While differing classes of members might be defined for
purposes of setting fees to pay for DNSO functions, it is
fundamentally destructive of the consensus-building mission
of DNSO to empower different classes of members to exercise
(through specified numbers of representatives), differing
degrees of influence on selection of ICANN board members or
on recommendations regarding domain name policy.

Some provision should be made to assure that there is at
least some representation of each category of stakeholder on
the Name Council. And some provision should be made to
assure adequate geographic diversity among those who serve
by providing administrative coordination through the Name
Council. (This can be accomplished by means of the
nomination of qualified, i.e., adequately diverse, slates of
candidates, as more fully discussed below.) But, aside from
such distributional requirements, different classes should
not vote for separate subsets of the NC. Any such allocation
will freeze power relationships and reinforce a zero-sum,
horse-trading model of top down decision-making.

Membership should be open to all registrants (Second
Level -- or first retail level if the TLD is sub-divided --
Domain holders in TLDs included in the authoritative root),
registries and registrars -- and modest fees, possibly
differing among these categories, may be set to pay the
costs of operating the DNSO. There may be some
"stakeholders" with an interest in the domain name policy
issues who do not themselves have domain name
registrations -- but these will be very few in number and
hard to define.

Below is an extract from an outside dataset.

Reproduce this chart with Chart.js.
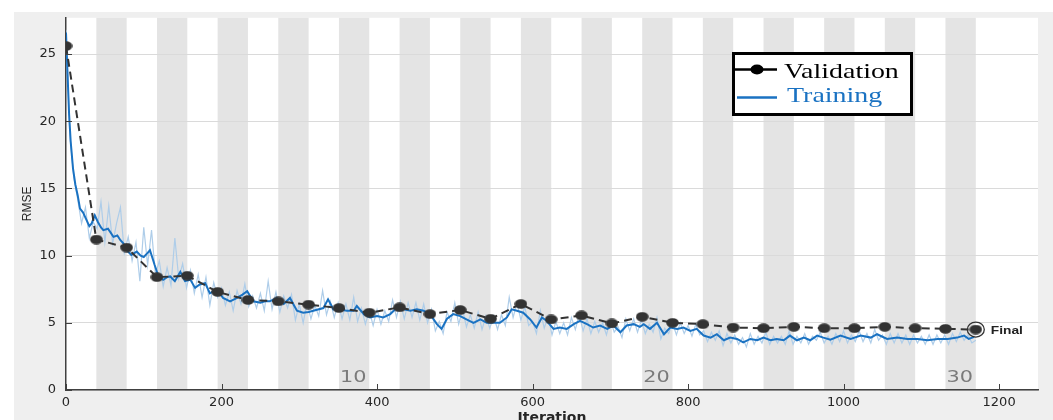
<!DOCTYPE html>
<html>
<head>
<meta charset="utf-8">
<script src="https://cdn.jsdelivr.net/npm/chart.js@4.4.1/dist/chart.umd.min.js"></script>
<style>
  html, body { margin: 0; padding: 0; background: #fff; }
  #wrap { width: 1053px; height: 420px; }
</style>
</head>
<body>
<div id="wrap"><canvas id="rmse" width="1053" height="420"></canvas></div>
<script>
// validation RMSE, one point per epoch
const valIter = [0, 39, 78, 117, 156, 195, 234, 273, 312, 351, 390, 429, 468, 507, 546, 585,
  624, 663, 702, 741, 780, 819, 858, 897, 936, 975, 1014, 1053, 1092, 1131, 1170];
const valRmse = [25.6, 11.2, 10.6, 8.4, 8.5, 7.3, 6.7, 6.6, 6.35, 6.1, 5.75, 6.15, 5.65, 5.95, 5.3, 6.4,
  5.25, 5.55, 4.95, 5.45, 5.0, 4.9, 4.65, 4.6, 4.7, 4.6, 4.6, 4.7, 4.6, 4.55, 4.5];

// smoothed training RMSE
const trainIter = [0, 2, 4, 6, 9, 12, 15, 18, 22, 26, 30, 33, 37, 41, 45, 48, 54, 61, 66, 70, 74, 78,
  84, 91, 96, 100, 105, 108, 114, 119, 125, 130, 134, 140, 147, 153, 160, 166, 172, 179, 185, 194,
  202, 211, 220, 227, 233, 241, 250, 256, 262, 271, 280, 288, 297, 305, 312, 318, 331, 337, 344,
  352, 361, 370, 374, 383, 391, 400, 408, 417, 425, 434, 443, 451, 460, 470, 477, 483, 490, 498,
  507, 515, 524, 533, 541, 550, 558, 567, 573, 580, 588, 597, 605, 612, 618, 627, 635, 644, 653,
  661, 670, 678, 687, 696, 704, 713, 721, 730, 738, 743, 751, 760, 769, 777, 786, 794, 803, 811,
  820, 829, 837, 846, 854, 863, 871, 880, 889, 897, 906, 914, 923, 931, 940, 949, 957, 966, 974,
  983, 996, 1009, 1022, 1035, 1043, 1056, 1069, 1082, 1095, 1108, 1121, 1134, 1146, 1155, 1161, 1168];
const trainRmse = [26.6, 23.5, 20.5, 18.5, 16.5, 15.3, 14.5, 13.5, 13.2, 12.7, 12.2, 12.4, 13.0, 12.5,
  12.1, 11.9, 12.0, 11.4, 11.5, 11.15, 10.9, 10.4, 10.05, 10.3, 10.0, 9.9, 10.2, 10.4, 9.3, 8.45,
  8.2, 8.4, 8.45, 8.1, 8.8, 8.1, 8.2, 7.6, 7.85, 7.95, 7.2, 7.5, 6.85, 6.6, 6.85, 7.1, 7.35, 6.6,
  6.5, 6.6, 6.6, 6.85, 6.4, 6.85, 5.9, 5.75, 5.8, 5.9, 6.1, 6.75, 6.0, 6.0, 5.9, 5.9, 6.25, 5.65,
  5.4, 5.5, 5.4, 5.65, 6.1, 6.0, 5.9, 6.0, 5.9, 5.5, 4.9, 4.55, 5.3, 5.65, 5.5, 5.25, 5.0, 5.25,
  5.0, 5.0, 5.0, 5.4, 6.0, 5.9, 5.75, 5.25, 4.65, 5.4, 5.15, 4.55, 4.65, 4.55, 4.9, 5.15, 4.9,
  4.65, 4.8, 4.55, 4.8, 4.3, 4.8, 4.9, 4.7, 4.9, 4.55, 5.0, 4.15, 4.65, 4.55, 4.65, 4.4, 4.55,
  4.05, 3.9, 4.15, 3.7, 3.9, 3.8, 3.55, 3.8, 3.7, 3.9, 3.7, 3.8, 3.7, 4.05, 3.7, 3.9, 3.7, 4.05,
  3.9, 3.75, 4.05, 3.8, 4.05, 3.9, 4.15, 3.8, 3.9, 3.8, 3.8, 3.7, 3.8, 3.8, 3.9, 4.05, 3.8, 3.95];

// raw training RMSE, sampled every rawStep iterations
const rawStep = 5;
const rawRmse = [
  26.8, 19.0, 15.8, 14.2, 12.4, 13.6, 11.3, 12.5, 12.0, 14.0,
  11.0, 13.7, 10.9, 12.4, 13.6, 10.2, 11.4, 9.6, 11.0, 8.1,
  12.1, 9.3, 11.9, 8.6, 9.6, 7.7, 9.1, 7.8, 11.3, 8.3,
  9.4, 7.6, 8.9, 7.2, 8.6, 6.9, 8.4, 6.3, 8.0, 6.9,
  7.6, 6.3, 7.3, 5.9, 7.4, 6.4, 7.9, 6.2, 7.0, 6.1,
  7.2, 5.9, 8.1, 6.0, 7.3, 5.8, 7.0, 6.1, 7.1, 5.2,
  6.4, 5.0, 6.5, 5.3, 6.3, 5.5, 7.4, 5.6, 6.6, 5.4,
  6.5, 5.3, 6.4, 5.2, 6.9, 5.1, 6.1, 4.9, 5.9, 4.8,
  6.0, 4.9, 5.9, 5.1, 6.7, 5.4, 6.6, 5.3, 6.5, 5.4,
  6.5, 5.2, 6.4, 5.0, 6.0, 4.4, 5.1, 4.2, 5.8, 5.1,
  6.5, 4.9, 6.0, 4.7, 5.6, 4.6, 5.8, 4.5, 5.5, 4.6,
  5.5, 4.5, 5.6, 4.8, 6.9, 5.4, 6.5, 5.2, 6.2, 4.8,
  5.1, 4.2, 5.9, 4.6, 5.5, 4.1, 5.1, 4.2, 5.0, 4.1,
  5.4, 4.5, 5.6, 4.4, 5.3, 4.2, 5.1, 4.3, 5.0, 4.1,
  5.2, 4.3, 4.7, 3.9, 5.3, 4.4, 5.3, 4.3, 5.2, 4.2,
  4.9, 4.3, 5.4, 3.8, 4.6, 4.2, 5.0, 4.1, 5.0, 4.2,
  4.8, 4.0, 4.9, 4.1, 4.4, 3.6, 4.3, 3.7, 4.4, 3.3,
  4.2, 3.5, 4.1, 3.4, 3.9, 3.2, 4.2, 3.4, 4.0, 3.5,
  4.3, 3.4, 4.0, 3.5, 4.0, 3.4, 4.4, 3.4, 4.0, 3.5,
  4.2, 3.4, 4.0, 3.7, 4.3, 3.5, 4.0, 3.4, 4.2, 3.6,
  4.4, 3.5, 4.1, 3.6, 4.4, 3.6, 4.2, 3.5, 4.5, 3.7,
  4.1, 3.4, 4.2, 3.5, 4.2, 3.5, 4.1, 3.4, 4.1, 3.5,
  4.0, 3.4, 4.1, 3.4, 4.1, 3.5, 4.1, 3.4, 4.2, 3.6,
  4.3, 3.7, 4.1, 3.5, 3.7
];

const xTicks = [0, 200, 400, 600, 800, 1000, 1200];
const yTicks = [0, 5, 10, 15, 20, 25];
const itersPerEpoch = 39;
const nEpochs = 30;
const epochMarks = [10, 20, 30];

const ink = '#262626';
const valColor = '#333333';
const trainColor = '#1a72c2';
const rawColor = '#aecde9';

// slightly wide dot, the picture is stretched sideways
const dot = document.createElement('canvas');
dot.width = 13; dot.height = 10;
const dctx = dot.getContext('2d');
dctx.fillStyle = valColor;
dctx.beginPath();
dctx.ellipse(6.5, 5, 6.3, 4.8, 0, 0, 2 * Math.PI);
dctx.fill();

function wideText(ctx, txt, x, y, sx) {
  ctx.save();
  ctx.translate(x, y);
  ctx.scale(sx, 1);
  ctx.fillText(txt, 0, 0);
  ctx.restore();
}

const backdrop = {
  id: 'backdrop',
  beforeDraw(chart) {
    const { ctx, chartArea: a, scales: { x } } = chart;
    ctx.save();
    ctx.fillStyle = '#ffffff';
    ctx.fillRect(0, 0, chart.width, chart.height);
    ctx.fillStyle = '#efefef';
    ctx.fillRect(14, 12, chart.width - 14, chart.height - 12);
    ctx.fillStyle = '#ffffff';
    ctx.fillRect(a.left, a.top, a.right - a.left, a.bottom - a.top);
    ctx.fillStyle = '#e4e4e4';
    for (let e = 2; e <= nEpochs; e += 2) {
      const x0 = x.getPixelForValue((e - 1) * itersPerEpoch);
      const x1 = x.getPixelForValue(e * itersPerEpoch);
      ctx.fillRect(x0, a.top, x1 - x0, a.bottom - a.top);
    }
    ctx.restore();
  }
};

const overlay = {
  id: 'overlay',
  afterDraw(chart) {
    const { ctx, chartArea: a, scales: { x, y } } = chart;
    ctx.save();

    // inward tick marks
    ctx.strokeStyle = '#404040';
    ctx.lineWidth = 1;
    xTicks.forEach(v => {
      const px = Math.round(x.getPixelForValue(v)) + 0.5;
      ctx.beginPath(); ctx.moveTo(px, a.bottom); ctx.lineTo(px, a.bottom - 6); ctx.stroke();
    });
    yTicks.forEach(v => {
      const py = Math.round(y.getPixelForValue(v)) + 0.5;
      ctx.beginPath(); ctx.moveTo(a.left, py); ctx.lineTo(a.left + 6, py); ctx.stroke();
    });

    // x axis title, partly cut by the bottom edge as in the picture
    ctx.fillStyle = ink;
    ctx.font = 'bold 14px "DejaVu Sans"';
    ctx.textAlign = 'center';
    ctx.textBaseline = 'top';
    wideText(ctx, 'Iteration', (a.left + a.right) / 2, 411, 1.0);
    ctx.textAlign = 'left';

    // epoch numbers
    ctx.fillStyle = '#7a7a7a';
    ctx.font = '16px "DejaVu Sans"';
    ctx.textBaseline = 'alphabetic';
    epochMarks.forEach(e => {
      wideText(ctx, String(e), x.getPixelForValue((e - 1) * itersPerEpoch) + 1, a.bottom - 8, 1.3);
    });

    // final point
    const last = valIter.length - 1;
    const fx = x.getPixelForValue(valIter[last]);
    const fy = y.getPixelForValue(valRmse[last]);
    ctx.strokeStyle = valColor;
    ctx.lineWidth = 1.3;
    ctx.beginPath(); ctx.ellipse(fx, fy, 8.5, 7.5, 0, 0, 2 * Math.PI); ctx.stroke();
    ctx.fillStyle = '#222';
    ctx.font = 'bold 11px "Liberation Sans"';
    wideText(ctx, 'Final', fx + 15, fy + 4, 1.25);

    // legend
    const lx = 732, ly = 52, lw = 181, lh = 64;
    ctx.fillStyle = '#ffffff';
    ctx.fillRect(lx, ly, lw, lh);
    ctx.strokeStyle = '#000';
    ctx.lineWidth = 3;
    ctx.strokeRect(lx + 1.5, ly + 1.5, lw - 3, lh - 3);
    ctx.lineWidth = 2.5;
    ctx.beginPath(); ctx.moveTo(735, 69.5); ctx.lineTo(777, 69.5); ctx.stroke();
    ctx.fillStyle = '#000';
    ctx.beginPath(); ctx.ellipse(757, 69.5, 6.5, 5, 0, 0, 2 * Math.PI); ctx.fill();
    ctx.strokeStyle = trainColor;
    ctx.beginPath(); ctx.moveTo(737, 97.5); ctx.lineTo(777, 97.5); ctx.stroke();
    ctx.font = '22px "Liberation Serif"';
    ctx.fillStyle = '#000';
    wideText(ctx, 'Validation', 784, 77.5, 1.27);
    ctx.fillStyle = trainColor;
    wideText(ctx, 'Training', 787, 101.5, 1.27);

    ctx.restore();
  }
};

new Chart(document.getElementById('rmse').getContext('2d'), {
  type: 'line',
  data: {
    datasets: [
      {
        label: 'Validation',
        data: valIter.map((it, i) => ({ x: it, y: valRmse[i] })),
        borderColor: valColor,
        borderWidth: 2,
        borderDash: [8, 5],
        pointStyle: dot,
        pointRadius: 5,
        tension: 0,
      },
      {
        label: 'Training',
        data: trainIter.map((it, i) => ({ x: it, y: trainRmse[i] })),
        borderColor: trainColor,
        borderWidth: 2,
        pointRadius: 0,
        tension: 0,
      },
      {
        label: 'Training (raw)',
        data: rawRmse.map((v, i) => ({ x: i * rawStep, y: v })),
        borderColor: rawColor,
        borderWidth: 1.2,
        pointRadius: 0,
        tension: 0,
      },
    ],
  },
  options: {
    responsive: false,
    maintainAspectRatio: false,
    animation: false,
    events: [],
    layout: { padding: { left: 0, top: 13, right: 15, bottom: 0 } },
    plugins: {
      legend: { display: false },
      tooltip: { enabled: false },
    },
    scales: {
      x: {
        type: 'linear',
        min: 0,
        max: 1250,
        afterBuildTicks: s => { s.ticks = xTicks.map(v => ({ value: v })); },
        afterFit: s => { s.height = 30; },
        grid: { display: false, drawTicks: false },
        border: { display: true, color: '#404040', width: 1.5 },
        ticks: {
          color: ink,
          padding: 5,
          maxRotation: 0,
          font: { family: 'DejaVu Sans', size: 13 },
          callback: v => String(v),
        },
        title: { display: false },
      },
      y: {
        min: 0,
        max: 27.7,
        afterBuildTicks: s => { s.ticks = yTicks.map(v => ({ value: v })); },
        afterFit: s => { s.width = 66; },
        grid: { color: '#dadada', lineWidth: 1, drawTicks: false },
        border: { display: true, color: '#404040', width: 1.5 },
        ticks: {
          color: ink,
          padding: 10,
          font: { family: 'DejaVu Sans', size: 13 },
        },
        title: {
          display: true,
          text: 'RMSE',
          color: ink,
          padding: { top: 20, bottom: 0 },
          font: { family: 'Liberation Sans', size: 12 },
        },
      },
    },
  },
  plugins: [backdrop, overlay],
});
</script>
</body>
</html>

In contrast, establishing separate
categories for stakeholders who are in different types or
sizes of businesses, or who operate associations or
organizations interested in particular intellectual property
issues, will lead to costly and counterproductive
credentials battles.

All members should vote for representatives to the ICANN
board. Institutional members with particularly intense
interests in particular issues will be able to marshal
support by persuasion and the collection of proxies. If a
substantial number of members vote in favor of particular
slates or policies, the results will be able to be defended
as representative of the consensus view of those who
actually use (and contract to access and supply) the system
in question.

5. Funding

Funds provided to ICANN, over and above those needed to
cover costs of DNSO operations, should be raised directly
under contracts between ICANN and the registries. This will
greatly reduce the need to provide for separate handling of
funds by the DNSO. It will also assure that ICANN funding is
supplied by those who must have contractual relationships
with ICANN.

Drafting Consequences -- The Major structural points
described above lead to various additional detailed drafting
requirements for the application and organizational
documents, which of course apply differently to the
different drafts that have been proposed, as follows:

Points particularly pertinent to the ORSC Draft (which
appears to be the best starting point, insofar as it
recognizes the primacy of a consensus-generating process
rather than top down governance by representatives elected
by different constituencies).

* Registries and registrars, as well as registrants, should
be eligible to become members of the DNSO (as required by
the ICANN bylaws).
* ICANN board members should be elected by the membership,
not appointed by the Council, from the outset.
* The Names Council members, considered as staff for the
DNSO charged with creating a consensus-building process,
should receive compensation.
* The Names Council should include no more than a stated
number of members from each geographic and functional
constituency. To accomplish this goal, nominations should
take the form of qualifying slates. An initial
membership/procedures committee should be created on a
consensus basis to oversee the first election and membership
registration process.
* The DNSO should not have separate officers or employees or
counsel. ICANN should provide or contract for staff
assistance or other services of third parties, using funds
within the approved budget for DNSO operations (collected as
fees from DNSO members for this purpose).
* The DNSO should not have separate committees with
delegated powers to take decisions on behalf of the NC or
DNSO. Instead, the NC should establish a series of
policy-specific proceedings, open to all DNSO members, to
compile recommendations and associated records for
transmission to the ICANN board. The NC may specify the
topic and timetables of such proceedings.
* Fair Hearing Panels should be redesigned to serve as an
investigative and reporting process, rather than as a
distinct means of reviewing and/or overturning policy
decisions. Policy-making should remain within the DNSO
consensus-building and enforceability-testing fora. Fair
Hearings Panels should, in contrast, be charged with
developing neutral evaluations of specific, disputed factual
issues -- to compile records for use by all members, as
appropriate, in the policy-making process.
* Standing proxies (for all issues and all meetings, valid
until revocation) should be allowed.
* Members should not be allowed to be expelled "for conduct
prejudicial to the best interests of the DNSO". Procedural
rules for particular meetings or processes may provide for
limitation on participation (but not voting) by disruptive
parties, by 3/4ths vote of other participants.
* The DNSO should not have the power to enter into binding
contracts.
* ICANN should indemnify NC members and others working as
agents of the DNSO.
* ICANN should adopt the organizational documents for the
DNSO as part of its bylaws and board resolutions, subject to
a condition that such provisions may not be amended unless
3/4ths of the DNSO membership (participating in such vote)
approves the change.

Points particularly pertinent to the INTA and Monterrey
Drafts (many of the preceding drafting points also apply).

* The DNSO should make recommendations (not "make policy"),
and policy recommendations should come from the membership.
The NC function should be redescribed as one of coordination
and administration of a policy formulation process.
* Businesses that are not registrants of domain names (or
registries or registrars) should not be members of the DNSO.
* Dues should be approved by the membership.
* Membership in the NC should be distributed (via election
by the entire membership of qualifying slates), but not
apportioned numerically to particular categories of members.
* The membership should elect ICANN board members.
* The DNSO should not have officers or employees.
* The DNSO should not have committees with delegated powers.
* The DNSO should not enter contracts or provide
indemnification.
* The DNSO should not be a separate corporate entity.